Le Poste per salvare Alitalia e ancora le Poste per dare un po' di ossigeno ai conti dello Stato riducendo il debito. Da qualunque parte lo si guardi, le Poste sono oggi il vero cavaliere bianco italiano.
Merito di una corazzata che è passata dalla spedizione di lettere e raccomandate, attività molto Old Economy, ad essere ormai sempre più simile a un gruppo finanziario grazie a una forte diversificazione rispetto all'attività caratteristica di di gestione del servizio postale: tanto che la maggioranza dei suoi ricavi oggi derivano da volumi di tipo non tradizionale.
Per fare un esempio l’inglese Royal Mail tra il 2002 e il 2012 ha visto il suo giro d’affari prodotto da attività non tradizionali passare dal 7,7% all’1,8 per cento. Per la francese La Poste si è passati dal 22,8% al 24,1 per cento. Per la tedesca Deutsche Post-Dhl la percentuale è rimasta in questi anni più o meno stabile al 47,3 per cento. Infine, per le Poste Italiane questa stessa quota è verticalmente salita tra il 2002 e il 2012 dal 50,5% all’80,7 per cento.
A giocare la parte del leone in questi anni sono stati i servizi bancari, finanziari e assicurativi, oltre a quelli digitali: garantiti soprattutto tramite la business unit Banco Posta e tramite la controllata Poste Vita, che ha archiviato nel 2012 ricavi record a quota 10,5 miliardi.
Basta qualche numero per capire l’entità del fenomeno Poste: con 312 miliardi di euro di risparmio postale, 5,9 milioni di conti correnti postali, 6,8 milioni di carte Postamat, 10,7 milioni di carte prepagate Postepay. E ancora: 55 miliardi di euro di riserve tecniche di Poste Vita, 4,7 milioni di contratti assicurativi e 35 milioni di operazioni finanziarie online l’anno. Poste Italiane sbarcherà in Borsa guardando altre Ipo del settore in Europa: l'Ipo da 3,3 miliardi di sterline della britannica Royal Mail, della belga Bpost che ha debuttato lo scorso 21 giugno a seguito di un collocamento da 812 milioni di euro e la portoghese Correios De Portugal, sbarcata alla Borsa di Lisbona ai primi di dicembre a seguito di un'Ipo da mezzo miliardo di euro.

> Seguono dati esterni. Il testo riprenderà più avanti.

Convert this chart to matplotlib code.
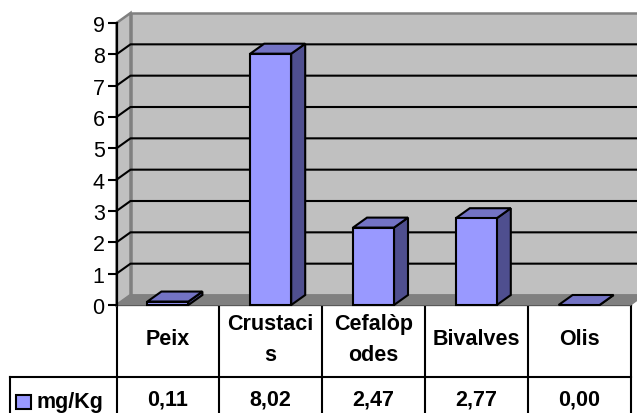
import matplotlib
matplotlib.use("Agg")
import matplotlib.pyplot as plt
from matplotlib.patches import Polygon

plt.rcParams['font.family'] = ['Liberation Sans', 'DejaVu Sans']

categories = ["Peix", "Crustaci\ns", "Cefalòp\nodes", "Bivalves", "Olis"]
values = [0.11, 8.02, 2.47, 2.77, 0.00]
value_labels = ["0,11", "8,02", "2,47", "2,77", "0,00"]
series_name = "mg/Kg"
y_ticks = list(range(10))

W, H = 637, 414
fig = plt.figure(figsize=(W / 100, H / 100), dpi=100)

# pixel layer for the table under the plot
bg = fig.add_axes([0, 0, 1, 1])
bg.set_xlim(0, W)
bg.set_ylim(H, 0)
bg.axis("off")

left, right, top, bottom = 116.5, 630.5, 24, 306
ax = fig.add_axes([left / W, 1 - bottom / H, (right - left) / W, (bottom - top) / H])
ax.set_xlim(-0.5, 4.5)
ax.set_ylim(0, 9)
ax.patch.set_visible(False)
for s in ax.spines.values():
    s.set_visible(False)

# depth of the fake 3d, in data units
dx = 14 / ((right - left) / 5)
dy = 10 / ((bottom - top) / 9)
bar_w = 41 / ((right - left) / 5)
EDGE = "#000000"


def poly(pts, fc, ec=EDGE, lw=1.5, z=1):
    ax.add_patch(Polygon(pts, closed=True, fc=fc, ec=ec, lw=lw, zorder=z,
                         clip_on=False, joinstyle="miter"))


x0, x1 = -0.5, 4.5
# walls and floor
poly([(x0 + dx, dy), (x1 + dx, dy), (x1 + dx, 9 + dy), (x0 + dx, 9 + dy)], "#c0c0c0", "#808080", 1.8, 1)
poly([(x0, 0), (x0 + dx, dy), (x0 + dx, 9 + dy), (x0, 9)], "#c0c0c0", "#808080", 1.8, 1)
poly([(x0, 0), (x0 + dx, dy), (x1 + dx, dy), (x1, 0)], "#808080", "#808080", 1, 2)

# gridlines run round the side wall and along the back
for t in y_ticks[1:-1]:
    ax.plot([x0, x0 + dx, x1 + dx], [t, t + dy, t + dy], color="black", lw=1.5, zorder=3, clip_on=False)

for i, v in enumerate(values):
    a, b = i - bar_w / 2, i + bar_w / 2
    poly([(b, 0), (b + dx, dy), (b + dx, v + dy), (b, v)], "#4f4f8f", z=5)
    poly([(a, v), (b, v), (b + dx, v + dy), (a + dx, v + dy)], "#7373c4", z=5)
    if v > 0:
        poly([(a, 0), (b, 0), (b, v), (a, v)], "#9999ff", z=6)

# value axis
ax.plot([x0, x0], [0, 9], color="black", lw=1.6, zorder=7, clip_on=False)
ax.set_xticks([])
ax.set_yticks(y_ticks)
ax.tick_params(axis="y", length=6.5, width=1.5, pad=2, labelsize=15.5, color="black")

# table
col_x = [left + (right - left) * i / 5 for i in range(6)]
row_y = [306, 377.5, 417]
tbl_font = 15.5
for x in col_x:
    bg.plot([x, x], [row_y[0], row_y[2]], color="black", lw=1.5)
bg.plot([left, right], [row_y[0], row_y[0]], color="black", lw=1.6)
bg.plot([10, right], [row_y[1], row_y[1]], color="black", lw=1.5)
bg.plot([10, 10], [row_y[1], row_y[2]], color="black", lw=1.5)

for i, (c, l) in enumerate(zip(categories, value_labels)):
    cx = (col_x[i] + col_x[i + 1]) / 2
    bg.text(cx, 340, c, ha="center", va="center", fontsize=tbl_font, fontweight="bold", linespacing=1.65)
    bg.text(cx, 400, l, ha="center", va="center", fontsize=tbl_font, fontweight="bold")

# legend key and series name
bg.add_patch(Polygon([(16, 396), (30.5, 396), (30.5, 410.5), (16, 410.5)], closed=True, fc="#9999ff", ec="black", lw=1.5))
bg.text(36, 403, series_name, ha="left", va="center", fontsize=tbl_font, fontweight="bold")

fig.savefig("out.png", dpi=100)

Insomma, la quotazione sarà un grande banco di prova per una delle maggiori aziende italiane. Ma potrebbe imporre anche un cambio di strategia su alcuni temi. Con una minoranza (circa il 40%) del gruppo collocata tra investitori istituzionali, molti dei quali stranieri, e con la necessità di giustificare i piani d'investimento davanti a una platea di analisti (e non solo davanti all'azionista Tesoro) e soprattutto davanti ai mercati finanziari, dovrà forse venire meno il ruolo di Poste Italiane come cavaliere bianco. Nell'ultimo anno, prima dell'intervento su Alitalia, si era parlato di un coinvolgimento di Poste Italiane addirittura per salvare Montepaschi. Con la quotazione, probabilmente, non potrà essere più così. Anche i 75 milioni di intervento su Alitalia (un'inezia se si pensa al bilancio di Poste) potrebbero far storcere il naso agli analisti, impegnati a verificare la correttezza e redditività delle strategie messe in atto dal management. Tanto più se, in un prossimo futuro, Alitalia avrà ancora bisogno di un aumento di capitale con nuovo sforzo degli azionisti.